See, I believe we as an industry do need to come to a consensus on how things should run in the F&I office. I’ve covered too many industries to know that an industry that’s not’s unified in how it operates leaves itself open to scrutiny. And that’s why I’m always supportive of associations that aim to bring consistency. Because when regulators start poking around, the first people to whom they turn to learn how things work are associations like the AFIP and the National Automobile Dealers Association (NADA). And if what they say doesn’t match up with what we’re doing, well, you know what happens next.

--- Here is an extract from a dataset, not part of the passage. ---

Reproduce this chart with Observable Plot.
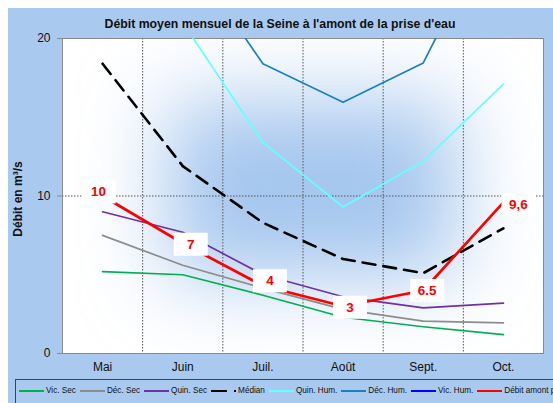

Look, I don’t know about you, but I’m feeling pretty good heading into 2013. Consumers and the auto finance industry have finally shaken off 2008 and 2009. I guess I want to do my part to make sure nothing disturbs our drive to recovery. 

Comments

  1. 1. George Angus [ December 08, 2012 @ 05:06AM ]

    Greg,
    The FTC has determined that the Truth in Lending Act requires that, when the customer negotiates a payment with the sales department, before they agree to a final payment, (they call it consummation) they must be given “written disclosure” of certain terms of the agreement such as APR, monthly payment amount, length of the loan and a full, written disclosure of any add-ons that were included in the payment calculation. Attorney Generals have also determined that not doing so is a deceptive practice.
    Therefore, in the first 30 seconds the customer is with the F&I manager, we insure there was no "payment packing" by having the F&I manager immediately verify the exact “written disclosure” that the sales department used to quote the payment.
    We made sure that the sales worksheet, “write-back”, sales disclosure, (or whatever form it took), included, in writing, the rate, term, down payment, and the actual "bare" payment it took to buy the vehicle. This assured that “payment packing” was not occurring and developed a “pattern of proper disclosure” in the way the dealership negotiated and quoted payments.
    We included that step because some sales departments felt they could “pack” payments when negotiating as long as the F&I manager disclosed the “bare” payment on a menu when they got to the F&I office, after the deal was negotiated. We determined, to meet the rule, that’s too late. Putting the base payment on your menu or putting it somewhere on your IPad or tablet is fine. But it is irrelevant in terms of the payment packing issue. Waiting to reveal the actual, base payment somewhere on a menu when you are presenting F&I products does not meet the rule as defined and enforced.
    As you say, a standard should be developed and a separate, full written disclosure of agreed to terms, rate, and base payment, before F&I gets involved, assures that no deception occurred and can be verified in writing.

  2. 2. Gregory Gershman [ December 10, 2012 @ 04:28PM ]

    Nice, very concise article, good job Greg!

    While there may not be a spelled out guideline for presenting a base payment on a menu, I could not imagine a circumstance where it could be an acceptable business practice to avoid any and all disclosure.

    There is not one court, written regulation or not, that would side with a Dealer if there was any question of a fair and equitable disclosure. In the eyes of a court there is no Finance Department, or Sales Department, only a Dealership. Any idea of being excluded from rules and regulations that govern deceptive practices by Sales is a fairytale.

  3. 3. Bill Douvris [ December 19, 2012 @ 02:49PM ]

    I started in this business when the aftersale items included whips and goggles. The best and most profitable presentation is an honest disclosure of terms, rates and payments. In addition to the base payment on the F&I menu, our clients should also see the prices for all of our protection products. As a consumer, when I see an item without a price, my thoughts are that the price is too high and the person making the presentation does not believe in the value of the product or service. The F&I Department provides service and value for every car and truck buyer. It is a disservice to everyone involved in the sale - bank, dealership and buyer - to make less than a full, fair, honest disclosure of all the terms of the sale. The truth will set you free from compliance violations and reduce chargebacks. Isn't it ironic that doing the right thing contributes most to the bottom line over time!